案外、近代の産物――ホブズボウム「創られた伝統」
ちなみに、岩竹美加子「民俗学の政治性―アメリカ民俗学100年目の省察から」によると(26P)ホブズボウム「創られた伝統」は構築主義に大きな影響を与えた本だが、その前段としてイギリスのマルクス主義学者ウィリアムスの歴史や伝統の意味を問い直す研究があり、そこから「創られた伝統」等の著作につながったとされる。東西冷戦が終わり、唯物史観は力を失ったと考えていたが、思わぬところで猛威を振るっていた。
・「創られた伝統」(エリック・ホブズボウム, テレンス・レンジャー/編, 前川啓治, 梶原景昭 他/訳, 紀伊国屋書店, 1992)
・「民俗学の政治性―アメリカ民俗学100年目の省察から ニュー・フォークロア双書27」(岩竹美加子/訳, 未来社, 1996) 26P
<追記>
ChatGPTにホブズボウムについて質問してみる。以下のような回答だった。
>ホブズボウムは、英国王室の儀式が近代になって創られたものであると主張していましたが、これについては諸説あります。一方で、英国王室の儀式は、歴史的に重要な起源を持ち、中世やルネサンス期の王宮文化にも影響を受けています。

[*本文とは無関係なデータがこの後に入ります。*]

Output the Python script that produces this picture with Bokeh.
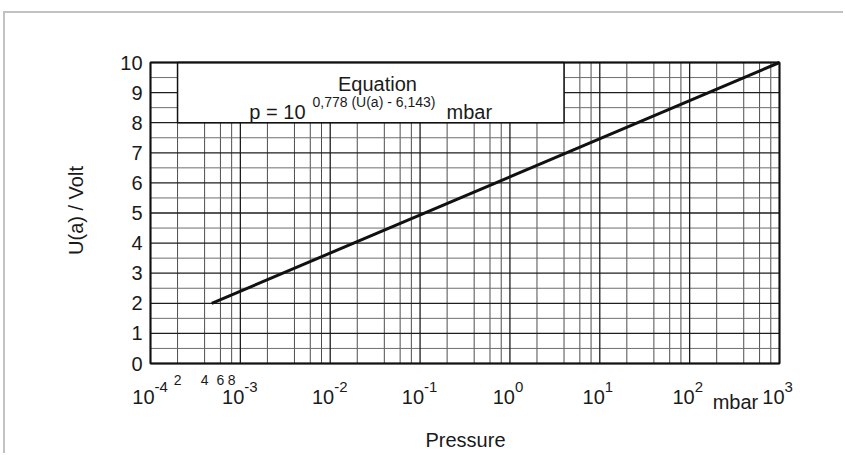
import math
from bokeh.plotting import figure
from bokeh.models import Label, BoxAnnotation, Range1d
from bokeh.embed import file_html
from bokeh.resources import INLINE

# ---------------- data ----------------
pressure = [4.8e-4, 1e3]          # mbar
voltage = [2.0, 10.0]             # U(a) / Volt
y_ticks = [0, 1, 2, 3, 4, 5, 6, 7, 8, 9, 10]
y_minor = [0.5, 1.5, 2.5, 3.5, 4.5, 5.5, 6.5, 7.5, 8.5, 9.5]
decade_exponents = [-4, -3, -2, -1, 0, 1, 2, 3]
minor_factors = [2, 4, 6, 8]
first_decade_labels = ["2", "4", "6", "8"]
box_left, box_right, box_bottom, box_top = 2e-4, 4.0, 8.0, 10.0
equation_title = "Equation"
equation_main = "p = 10"
equation_exp = "0,778 (U(a) - 6,143)"
equation_unit = "mbar"
x_title = "Pressure"
y_title = "U(a) / Volt"

FONT = "Liberation Sans"
TXT = "#1a1a1a"
BIG = "20px"

decades = [10.0 ** e for e in decade_exponents]
minor_x = [f * d for d in decades[:-1] for f in minor_factors]

# ---------------- layout (page pixels) ----------------
CL, CT, CW, CH = 5, 13, 840, 442          # canvas origin and size on the page
PL, PR, PT, PB = 150, 779, 62, 363        # plot-area box on the page
px_dec = (PR - PL) / (decade_exponents[-1] - decade_exponents[0])
px_v = (PB - PT) / (y_ticks[-1] - y_ticks[0])
x_start = 10 ** (decade_exponents[0] - (PL - CL) / px_dec)
x_end = 10 ** (decade_exponents[-1] + (CL + CW - PR) / px_dec)
y_start = y_ticks[0] - (CT + CH - PB) / px_v
y_end = y_ticks[-1] + (PT - CT) / px_v


def sx(px):
    return px - CL


def sy(py):
    return CT + CH - py


p = figure(width=CW, height=CH, x_axis_type="log",
           x_range=Range1d(x_start, x_end), y_range=Range1d(y_start, y_end),
           output_backend="svg", toolbar_location=None,
           min_border=0, min_border_left=0, min_border_right=0,
           min_border_top=0, min_border_bottom=0)
p.styles = {"margin-left": "3px", "margin-top": "11px",
            "border-top": "2px solid #c2c2c2", "border-left": "2px solid #c2c2c2"}
p.axis.visible = False
p.grid.visible = False
p.background_fill_color = "white"
p.border_fill_color = "white"
p.outline_line_color = None

y0, y1 = y_ticks[0], y_ticks[-1]
x0, x1 = decades[0], decades[-1]

# grid
p.segment(x0=minor_x, y0=[y0] * len(minor_x), x1=minor_x, y1=[y1] * len(minor_x),
          line_color="#4e4e4e", line_width=1)
p.segment(x0=[x0] * len(y_minor), y0=y_minor, x1=[x1] * len(y_minor), y1=y_minor,
          line_color="#6e6e6e", line_width=1)
p.segment(x0=decades, y0=[y0] * len(decades), x1=decades, y1=[y1] * len(decades),
          line_color="#1e1e1e", line_width=1.3)
p.segment(x0=[x0] * len(y_ticks), y0=y_ticks, x1=[x1] * len(y_ticks), y1=y_ticks,
          line_color="#1e1e1e", line_width=1.3)

# characteristic line
p.line(pressure, voltage, line_width=3, color="#111111")

# equation box
p.add_layout(BoxAnnotation(left=box_left, right=box_right, bottom=box_bottom, top=box_top,
                           fill_color="white", fill_alpha=1.0,
                           line_color="#111111", line_width=1.5, line_alpha=1.0))
# plot outline
p.add_layout(BoxAnnotation(left=x0, right=x1, bottom=y0, top=y1,
                           fill_alpha=0.0, fill_color=None,
                           line_color="#111111", line_width=2, line_alpha=1.0))


def lab(**kw):
    kw.setdefault("text_font", FONT)
    kw.setdefault("text_color", TXT)
    kw.setdefault("text_baseline", "alphabetic")
    p.add_layout(Label(**kw))


# y tick labels
for v in y_ticks:
    lab(x=x0, y=v, text=str(v), text_align="right", text_baseline="middle",
        x_offset=-8, text_font_size=BIG)

# x tick labels 10^n
for e, d in zip(decade_exponents, decades):
    off = 4 if e < 0 else 5
    lab(x=d, y=sy(396), y_units="screen", text="10", text_align="right",
        x_offset=off, text_font_size=BIG)
    lab(x=d, y=sy(386), y_units="screen", text=str(e), text_align="left",
        x_offset=off, text_font_size="15px")

# first decade minor labels
for f, t in zip(minor_factors, first_decade_labels):
    lab(x=f * decades[0], y=sy(379), y_units="screen", text=t,
        text_align="center", text_font_size="14px")

# unit label on x axis
lab(x=decades[6], y=sy(401), y_units="screen", text="mbar", text_align="left",
    x_offset=23, text_font_size=BIG)

# axis titles
lab(x=sx(465), y=sy(439), x_units="screen", y_units="screen", text=x_title,
    text_align="center", text_font_size=BIG)
lab(x=sx(75), y=sy(210), x_units="screen", y_units="screen", text=y_title,
    text_align="center", text_baseline="middle", angle=math.pi / 2,
    text_font_size=BIG)

# equation text
lab(x=sx(377), y=sy(83), x_units="screen", y_units="screen", text=equation_title,
    text_align="center", text_font_size=BIG)
lab(x=sx(305), y=sy(111), x_units="screen", y_units="screen", text=equation_main,
    text_align="right", text_font_size=BIG)
lab(x=sx(312), y=sy(101), x_units="screen", y_units="screen", text=equation_exp,
    text_align="left", text_font_size="14px")
lab(x=sx(446), y=sy(111), x_units="screen", y_units="screen", text=equation_unit,
    text_align="left", text_font_size=BIG)

open("out.html", "w").write(file_html(p, INLINE))
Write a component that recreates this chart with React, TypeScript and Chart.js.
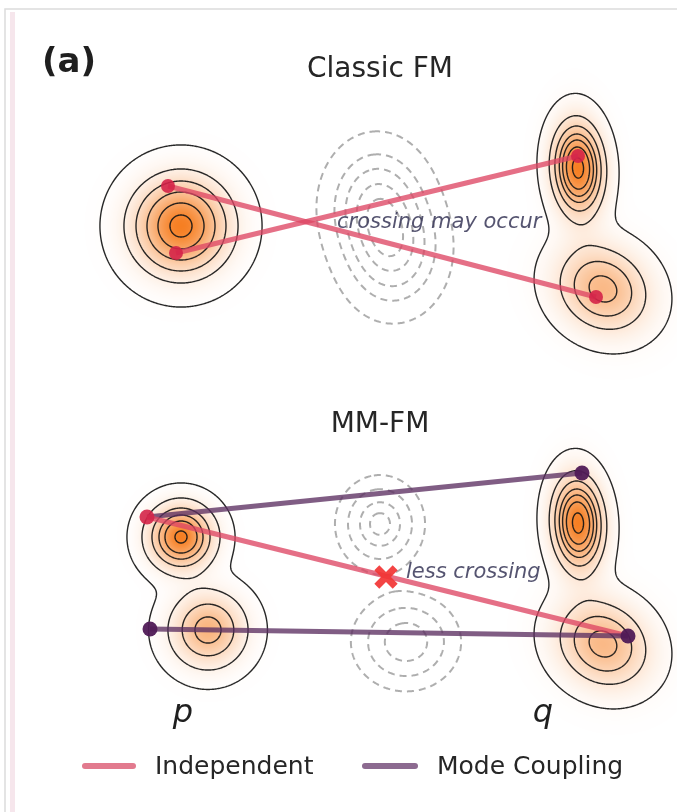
import React, { useEffect, useRef } from "react";
import { Chart, registerables } from "chart.js";

Chart.register(...registerables);

const W = 677;
const H = 812;

// Gaussian modes: [centerX, centerY, sigmaX, sigmaY, peak, rotation]
const pClassicModes = [[181, 226, 30, 30, 1, 0]];
const qClassicModes = [
  [578, 168, 17, 31, 1, -0.05],
  [603, 289, 33, 28, 0.603, 0.6],
];
const pCoupledModes = [
  [181, 537, 20, 20, 1, 0],
  [208, 630, 23.5, 23.5, 0.637, 0],
];
const qCoupledModes = [
  [578, 523, 17, 31, 1, -0.05],
  [603, 644, 33, 28, 0.603, 0.6],
];
const midClassicModes = [
  [377, 205, 26, 32, 1, 0],
  [393, 250, 26, 32, 1, 0],
];
const midCoupledModes = [
  [380, 524, 23, 25, 1, 0],
  [406, 642, 29, 26, 0.894, 0],
];

// contour levels as fractions of each density's maximum
const pClassicLevels = [0.026, 0.164, 0.325, 0.526, 0.745, 0.935];
const qLevels = [0.055, 0.24, 0.399, 0.548, 0.665, 0.795, 0.949];
const pCoupledLevels = [0.026, 0.149, 0.349, 0.546, 0.726, 0.956];
const midClassicLevels = [0.048, 0.198, 0.377, 0.61, 0.82];
const midCoupledLevels = [0.147, 0.38, 0.685, 0.91];

// couplings (start in p, end in q)
const classicPairA = [[168, 186], [596, 297]];
const classicPairB = [[176, 253], [578, 156]];
const coupledModePairA = [[147, 517], [582, 473]];
const coupledModePairB = [[150, 629], [628, 636]];
const coupledIndependent = [[147, 517], [628, 636]];
const crossingMark = [[386, 577]];

// texts
const panelLabel = "(a)";
const panelTitles = ["Classic FM", "MM-FM"];
const annotations = ["crossing may occur", "less crossing"];
const distLabels = ["p", "q"];
const legendLabels = ["Independent", "Mode Coupling"];

const PINK = "rgba(222, 70, 100, 0.78)";
const PINK_DOT = "rgba(212, 36, 72, 0.9)";
const PURPLE = "rgba(92, 48, 98, 0.78)";
const PURPLE_DOT = "rgba(80, 26, 86, 0.95)";
const FONT = '"DejaVu Sans", sans-serif';

type Mode = number[];

function densityAt(modes: Mode[], x: number, y: number): number {
  let s = 0;
  for (const [cx, cy, sx, sy, w, r] of modes) {
    const dx = x - cx;
    const dy = y - cy;
    const c = Math.cos(r);
    const sn = Math.sin(r);
    const u = c * dx + sn * dy;
    const v = -sn * dx + c * dy;
    s += w * Math.exp(-0.5 * ((u * u) / (sx * sx) + (v * v) / (sy * sy)));
  }
  return s;
}

interface Field {
  x0: number;
  y0: number;
  w: number;
  h: number;
  f: Float32Array;
  max: number;
}

function buildField(chart: any, modes: Mode[]): Field {
  const xs = chart.scales.x;
  const ys = chart.scales.y;
  const area = chart.chartArea;
  let minX = Infinity, maxX = -Infinity, minY = Infinity, maxY = -Infinity;
  for (const [cx, cy, sx, sy] of modes) {
    const m = 4.2 * Math.max(sx, sy);
    const pxa = xs.getPixelForValue(cx - m);
    const pxb = xs.getPixelForValue(cx + m);
    const pya = ys.getPixelForValue(cy - m);
    const pyb = ys.getPixelForValue(cy + m);
    minX = Math.min(minX, pxa, pxb);
    maxX = Math.max(maxX, pxa, pxb);
    minY = Math.min(minY, pya, pyb);
    maxY = Math.max(maxY, pya, pyb);
  }
  const x0 = Math.max(Math.floor(area.left), Math.floor(minX));
  const x1 = Math.min(Math.ceil(area.right) - 1, Math.ceil(maxX));
  const y0 = Math.max(Math.floor(area.top), Math.floor(minY));
  const y1 = Math.min(Math.ceil(area.bottom) - 1, Math.ceil(maxY));
  const w = x1 - x0 + 1;
  const h = y1 - y0 + 1;
  const f = new Float32Array(w * h);
  let max = 0;
  for (let j = 0; j < h; j++) {
    const vy = ys.getValueForPixel(y0 + j + 0.5);
    for (let i = 0; i < w; i++) {
      const vx = xs.getValueForPixel(x0 + i + 0.5);
      const d = densityAt(modes, vx, vy);
      f[j * w + i] = d;
      if (d > max) max = d;
    }
  }
  return { x0, y0, w, h, f, max };
}

function contourPaths(fd: Field, lv: number): number[][][] {
  const { w, h, f } = fd;
  const nH = w * h;
  const adj = new Map<number, number[]>();
  const link = (a: number, b: number) => {
    let la = adj.get(a);
    if (!la) { la = []; adj.set(a, la); }
    la.push(b);
    let lb = adj.get(b);
    if (!lb) { lb = []; adj.set(b, lb); }
    lb.push(a);
  };
  const edgePoint = (id: number): number[] => {
    if (id < nH) {
      const j = Math.floor(id / w);
      const i = id - j * w;
      const a = f[j * w + i];
      const b = f[j * w + i + 1];
      const t = (lv - a) / (b - a);
      return [fd.x0 + i + 0.5 + t, fd.y0 + j + 0.5];
    }
    const k = id - nH;
    const j = Math.floor(k / w);
    const i = k - j * w;
    const a = f[j * w + i];
    const b = f[(j + 1) * w + i];
    const t = (lv - a) / (b - a);
    return [fd.x0 + i + 0.5, fd.y0 + j + 0.5 + t];
  };
  for (let j = 0; j < h - 1; j++) {
    for (let i = 0; i < w - 1; i++) {
      const tl = f[j * w + i];
      const tr = f[j * w + i + 1];
      const br = f[(j + 1) * w + i + 1];
      const bl = f[(j + 1) * w + i];
      const code = (tl > lv ? 8 : 0) | (tr > lv ? 4 : 0) | (br > lv ? 2 : 0) | (bl > lv ? 1 : 0);
      if (code === 0 || code === 15) continue;
      const T = j * w + i;
      const B = (j + 1) * w + i;
      const L = nH + j * w + i;
      const R = nH + j * w + i + 1;
      switch (code) {
        case 1: case 14: link(L, B); break;
        case 2: case 13: link(B, R); break;
        case 3: case 12: link(L, R); break;
        case 4: case 11: link(T, R); break;
        case 6: case 9: link(T, B); break;
        case 7: case 8: link(L, T); break;
        case 5: {
          const c = (tl + tr + br + bl) / 4;
          if (c > lv) { link(L, T); link(B, R); } else { link(T, R); link(L, B); }
          break;
        }
        case 10: {
          const c = (tl + tr + br + bl) / 4;
          if (c > lv) { link(T, R); link(L, B); } else { link(L, T); link(B, R); }
          break;
        }
      }
    }
  }
  const visited = new Set<number>();
  const paths: number[][][] = [];
  const walk = (start: number) => {
    const pts = [edgePoint(start)];
    visited.add(start);
    let cur = start;
    for (;;) {
      const nb = adj.get(cur)!;
      let nxt = -1;
      for (const n of nb) if (!visited.has(n)) { nxt = n; break; }
      if (nxt < 0) {
        if (cur !== start && nb.includes(start)) pts.push(pts[0]);
        break;
      }
      visited.add(nxt);
      pts.push(edgePoint(nxt));
      cur = nxt;
    }
    paths.push(pts);
  };
  adj.forEach((nb, e) => { if (nb.length === 1 && !visited.has(e)) walk(e); });
  adj.forEach((_nb, e) => { if (!visited.has(e)) walk(e); });
  return paths;
}

function strokeContours(ctx: CanvasRenderingContext2D, fd: Field, levels: number[], dashed: boolean) {
  ctx.save();
  if (dashed) {
    ctx.strokeStyle = "rgba(160,160,160,0.85)";
    ctx.lineWidth = 2;
    ctx.setLineDash([7, 5]);
  } else {
    ctx.strokeStyle = "rgba(22,22,22,0.92)";
    ctx.lineWidth = 1.4;
    ctx.setLineDash([]);
  }
  ctx.lineJoin = "round";
  for (const fr of levels) {
    const paths = contourPaths(fd, fr * fd.max);
    for (const p of paths) {
      if (p.length < 2) continue;
      ctx.beginPath();
      ctx.moveTo(p[0][0], p[0][1]);
      for (let k = 1; k < p.length; k++) ctx.lineTo(p[k][0], p[k][1]);
      ctx.stroke();
    }
  }
  ctx.restore();
}

const densityPlugin = {
  id: "densities",
  beforeDraw(chart: any) {
    const ctx: CanvasRenderingContext2D = chart.ctx;
    ctx.save();
    ctx.fillStyle = "#ffffff";
    ctx.fillRect(0, 0, chart.width, chart.height);
    // page frame
    ctx.fillStyle = "#f6e6ec";
    ctx.fillRect(10, 12, 5, chart.height - 12);
    ctx.strokeStyle = "#dcdcdc";
    ctx.lineWidth = 1.5;
    ctx.beginPath();
    ctx.moveTo(5, chart.height);
    ctx.lineTo(5, 9);
    ctx.lineTo(chart.width, 9);
    ctx.stroke();
    ctx.restore();
  },
  beforeDatasetsDraw(chart: any) {
    const ctx: CanvasRenderingContext2D = chart.ctx;
    const filled = [pClassicModes, qClassicModes, pCoupledModes, qCoupledModes].map((m) => buildField(chart, m));
    const ghosts = [midClassicModes, midCoupledModes].map((m) => buildField(chart, m));
    // shaded densities
    const off = document.createElement("canvas");
    off.width = chart.width;
    off.height = chart.height;
    const octx = off.getContext("2d")!;
    const img = octx.createImageData(chart.width, chart.height);
    const data = img.data;
    for (const fd of filled) {
      for (let j = 0; j < fd.h; j++) {
        for (let i = 0; i < fd.w; i++) {
          const t = Math.min(1, fd.f[j * fd.w + i]);
          const px = fd.x0 + i;
          const py = fd.y0 + j;
          if (px < 0 || py < 0 || px >= chart.width || py >= chart.height) continue;
          const idx = (py * chart.width + px) * 4;
          const a = Math.round(Math.pow(t, 1.2) * 0.98 * 255);
          if (a > data[idx + 3]) {
            data[idx] = 246;
            data[idx + 1] = 124;
            data[idx + 2] = 30;
            data[idx + 3] = a;
          }
        }
      }
    }
    octx.putImageData(img, 0, 0);
    ctx.drawImage(off, 0, 0);
    strokeContours(ctx, filled[0], pClassicLevels, false);
    strokeContours(ctx, filled[1], qLevels, false);
    strokeContours(ctx, filled[2], pCoupledLevels, false);
    strokeContours(ctx, filled[3], qLevels, false);
    strokeContours(ctx, ghosts[0], midClassicLevels, true);
    strokeContours(ctx, ghosts[1], midCoupledLevels, true);
  },
  afterDatasetsDraw(chart: any) {
    const ctx: CanvasRenderingContext2D = chart.ctx;
    ctx.save();
    ctx.textBaseline = "alphabetic";
    // panel label
    ctx.fillStyle = "#1f1f1f";
    ctx.font = `bold 34px ${FONT}`;
    ctx.textAlign = "left";
    ctx.fillText(panelLabel, 42, 72);
    // titles
    ctx.font = `28px ${FONT}`;
    ctx.textAlign = "center";
    ctx.fillStyle = "#262626";
    ctx.fillText(panelTitles[0], 380, 77);
    ctx.fillText(panelTitles[1], 380, 432);
    // annotations
    ctx.font = `italic 21px ${FONT}`;
    ctx.textAlign = "left";
    ctx.fillStyle = "rgba(62,60,92,0.88)";
    ctx.fillText(annotations[0], 337, 228);
    ctx.fillText(annotations[1], 406, 578);
    // distribution labels
    ctx.font = `italic 32px ${FONT}`;
    ctx.textAlign = "center";
    ctx.fillStyle = "#1f1f1f";
    ctx.fillText(distLabels[0], 183, 722);
    ctx.fillText(distLabels[1], 543, 722);
    // legend
    ctx.lineCap = "round";
    ctx.lineWidth = 6;
    ctx.strokeStyle = "#e27a8e";
    ctx.beginPath();
    ctx.moveTo(85, 766);
    ctx.lineTo(133, 766);
    ctx.stroke();
    ctx.strokeStyle = "#8c6a90";
    ctx.beginPath();
    ctx.moveTo(365, 766);
    ctx.lineTo(415, 766);
    ctx.stroke();
    ctx.font = `25px ${FONT}`;
    ctx.textAlign = "left";
    ctx.textBaseline = "middle";
    ctx.fillStyle = "#262626";
    ctx.fillText(legendLabels[0], 155, 767);
    ctx.fillText(legendLabels[1], 437, 767);
    ctx.restore();
  },
};

const toPts = (arr: number[][]) => arr.map(([x, y]) => ({ x, y }));

export default function App() {
  const ref = useRef<HTMLCanvasElement>(null);
  useEffect(() => {
    const canvas = ref.current!;
    const chart = new Chart(canvas, {
      type: "scatter",
      data: {
        datasets: [
          {
            label: legendLabels[0],
            data: toPts(classicPairA),
            showLine: true,
            borderColor: PINK,
            borderWidth: 5,
            pointRadius: 7,
            pointBackgroundColor: PINK_DOT,
            pointBorderWidth: 0,
            order: 6,
          },
          {
            label: legendLabels[0],
            data: toPts(classicPairB),
            showLine: true,
            borderColor: PINK,
            borderWidth: 5,
            pointRadius: 7,
            pointBackgroundColor: PINK_DOT,
            pointBorderWidth: 0,
            order: 6,
          },
          {
            label: legendLabels[1],
            data: toPts(coupledModePairA),
            showLine: true,
            borderColor: PURPLE,
            borderWidth: 5,
            pointRadius: [0, 7.5],
            pointBackgroundColor: PURPLE_DOT,
            pointBorderWidth: 0,
            order: 5,
          },
          {
            label: legendLabels[0],
            data: toPts(coupledIndependent),
            showLine: true,
            borderColor: PINK,
            borderWidth: 5,
            pointRadius: [7.5, 0],
            pointBackgroundColor: PINK_DOT,
            pointBorderWidth: 0,
            order: 4,
          },
          {
            label: legendLabels[1],
            data: toPts(coupledModePairB),
            showLine: true,
            borderColor: PURPLE,
            borderWidth: 5,
            pointRadius: 7.5,
            pointBackgroundColor: PURPLE_DOT,
            pointBorderWidth: 0,
            order: 3,
          },
          {
            label: "crossing",
            data: toPts(crossingMark),
            showLine: false,
            pointStyle: "crossRot",
            pointRadius: 13,
            pointBorderWidth: 7,
            pointBorderColor: "rgba(242,52,52,0.92)",
            pointBackgroundColor: "rgba(242,52,52,0.92)",
            order: 1,
          },
        ] as any,
      },
      options: {
        responsive: false,
        animation: false,
        events: [],
        layout: { padding: 0, autoPadding: false },
        plugins: {
          legend: { display: false },
          tooltip: { enabled: false },
        },
        scales: {
          x: { type: "linear", min: 0, max: W, display: false },
          y: { type: "linear", min: 0, max: H, reverse: true, display: false },
        },
      },
      plugins: [densityPlugin],
    });
    return () => chart.destroy();
  }, []);
  return (
    <div style={{ position: "absolute", left: 0, top: 0, width: W, height: H }}>
      <canvas ref={ref} width={W} height={H} style={{ display: "block", width: W, height: H }} />
    </div>
  );
}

>たとえば、英国王室の戴冠式における王冠の使用は、紀元前の古代エジプト文明にまで遡ります。また、戴冠式の儀式や誓いの言葉は、中世ヨーロッパの王宮での儀式から発展したものであるとされています。
>さらに、王室の儀式や所作には、国家的威信や権威を表現するための象徴的意味が込められていることもあります。そのため、英国王室の儀式が近代になって変化したとしても、そこには先行する時代の文化や慣習の影響が残っていることが考えられます。
>総じて、英国王室の儀式や所作には、中世やルネサンス期の王宮文化からの影響があり、それらが近代に継承されていると考えることができます。
……としている。ChatGPTのネタ元はネットに転がっている知識も含まれるだろう。ホブズボウムの言説に懐疑的な見方もあるようだ。